В первую очередь сборник Сорокина, как и любая антология, говорит не о предмете выборки, а о самом составителе. По нему хорошо видны его вкусы, понимание масштаба тех или иных писателей, отношение к литературной традиции. Сорокин в этом плане подозрительно академичен:
словно цитируя трюизм о том, что вся русская литература вышла из гоголевской «Шинели», начинает он свой сборник с гоголевского «Вечера накануне Ивана Купала».
За Гоголем следует Лермонтов, за Лермонтовым — Достоевский, затем ожидаемо Толстой, за Толстым занимает очередь Чехов. XX век у Сорокина тоже отмечен хорошо знакомыми фамилиями: Бабель, Солженицын, Набоков, Шаламов. И даже вроде бы далекая от канонов современная проза в кои-то веки выглядит как академическое собрание классиков: Пелевин и Ерофеев, Елизаров и Сенчин, Толстая и Петрушевская.
Создавая свою «жестокую» версию русской литературы, Сорокин остается в рамках школьного учебника.
Вероятно, исключительно для того, чтобы между делом вписать в него себя. По факту с помощью нехитрой репрезентативной выборки писатель оспаривает классический аргумент своих убежденных критиков, считающих, что Сорокин — плохой писатель, потому что его тексты неоправданно жестоки. Дескать, нельзя же считать частью великой гуманистической русской литературы произведение, в котором пенсионеру запихивают в анальное отверстие железный штырь.
Чтение «Русского жестокого рассказа» содержит в себе только один правильный ответ: нет, можно, потому что жестокость — ее неотъемлемая часть.
Решив провести непрерывную линию между «Вечером накануне Ивана Купала» и своим «Моноклем», составитель преследовал, конечно, не только литературоведческие цели. Здесь интересна не столько разница между жестокостью у Толстого и жестокостью в текстах Зощенко, сколько очевидная деформация концепта во временной перспективе.
Точка отсчета «Русского жестокого рассказа» — жестокость сказочная. У Гоголя абсолютное зло, символически воплощенное в автохтонной старушке, старательно рикошетит по всем героям истории, виновным и не очень. Гоголевский текст продолжает себя в рассказе Одоевского «Игоша», в котором главному герою безнаказанно пакостит человек «без ручек и без ножек».

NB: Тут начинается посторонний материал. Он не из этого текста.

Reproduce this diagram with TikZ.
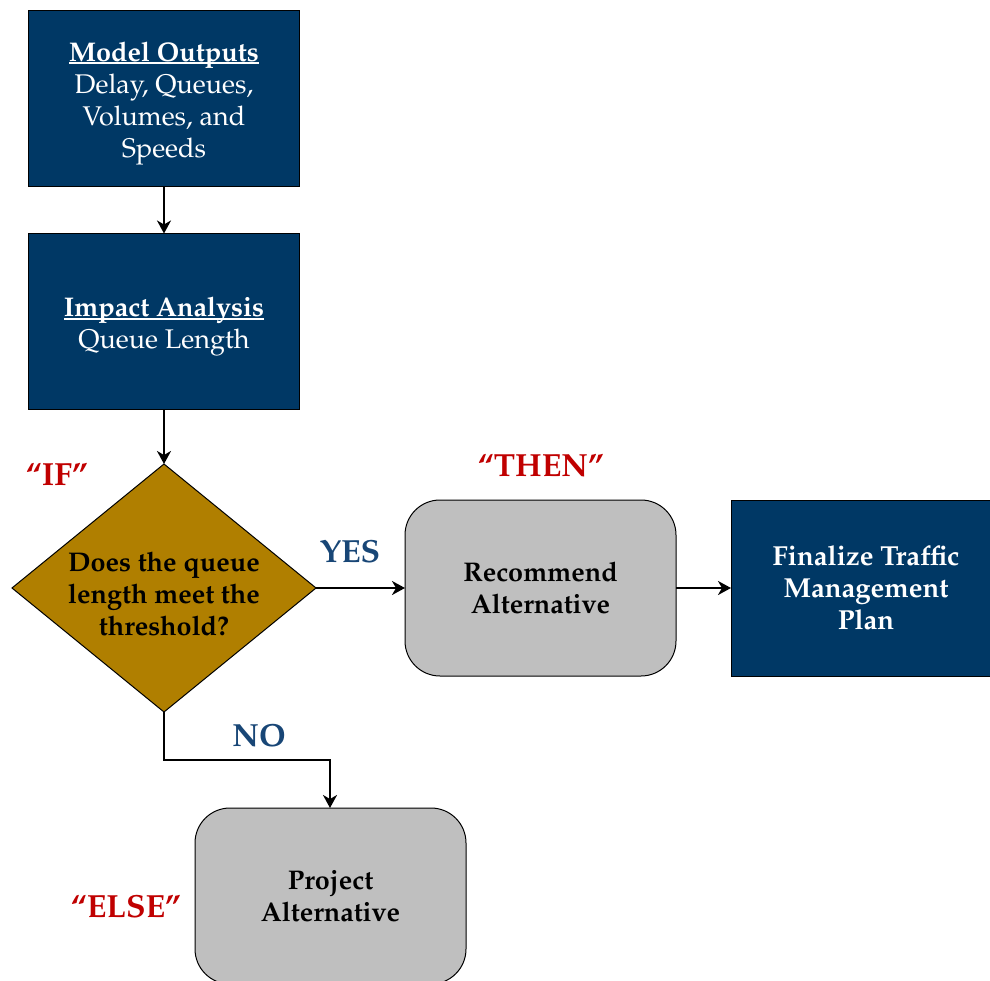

Инициаторы насилия схоронены в декорациях мрачной сказки, на деле речь идет, конечно, не о бабушках и злобных уродцах, а о всесильном жестоком роке и его случайных жертвах.
Не зря тему Случая продолжает Лермонтов с «Фаталистом», Достоевский с «Кроткой» и Толстой со «Смертью Ивана Ильича». Смерть — главный маньяк и насильник — против двух столпов идеального существования: «приятности и приличия».
Более-менее человеческое лицо жестокость обретает только под конец XIX века. Появляется маленькая Варька из чеховского рассказа «Спать хочется», за ней — воплощенное безумие художественных миров Леонида Андреева и Федора Сологуба, в которых разбиваются головы, хрустят позвоночники и кишки наматываются на ось колеса.
Но и то лица эти абстрактные, безъязыкие — ребенок или толпа, для которых убийства еще не перешли из категории факта в категорию знака, а значит, и не являются ими.
Чем дальше по временной прямой, тем более персонифицированной, даже портретной, становится жестокость. Проститутки и насильники у Горького, красноармейцы у Бабеля, заключенные у Шаламова. В позднесоветскую эпоху с маргинальных категорий населения фокус коллективного автора смещается на обывателя:
кассирши, автомобилисты, соседи — каждый из носителя смерти превращается в ее переносчика.
В целом, как и любая подборка, «Русский жестокий рассказ» призван раскрыть, углубить и осознать исследуемый предмет — но, странное дело, жестокость то и дело выводится за рамки допустимого анализа.
Как справедливо писал Григорий Дашевский о романе Джонатана Литтелла «Благоволительницы», наполненном отталкивающими сценами времен холокоста и СС: «Благоволительницы» через многое — точнее, мимо многого — читателя проводят, но в конечном счете ничего с ним не делают (…) Ради искусства, ради даваемого искусством опыта имело бы смысл «преодолевать сопротивление» и соглашаться на «болезненную проверку», но болезненных аттракционов вокруг и так много, зачем посещать именно этот — непонятно».
Антология Сорокина оказывает похожее действие: суммированная жестокость, беспощадная и всегда бессмысленная, сама по себе не может стать источником читательского опыта. Потому что в своем дистиллированном, пусть даже самом классическом литературном виде это та информация, которую невозможно усвоить.
Так она и остается кружить на поверхности: да, жить страшно и бессмысленно, а человек хрупок и смертен, особенно если проткнуть его железным штырем.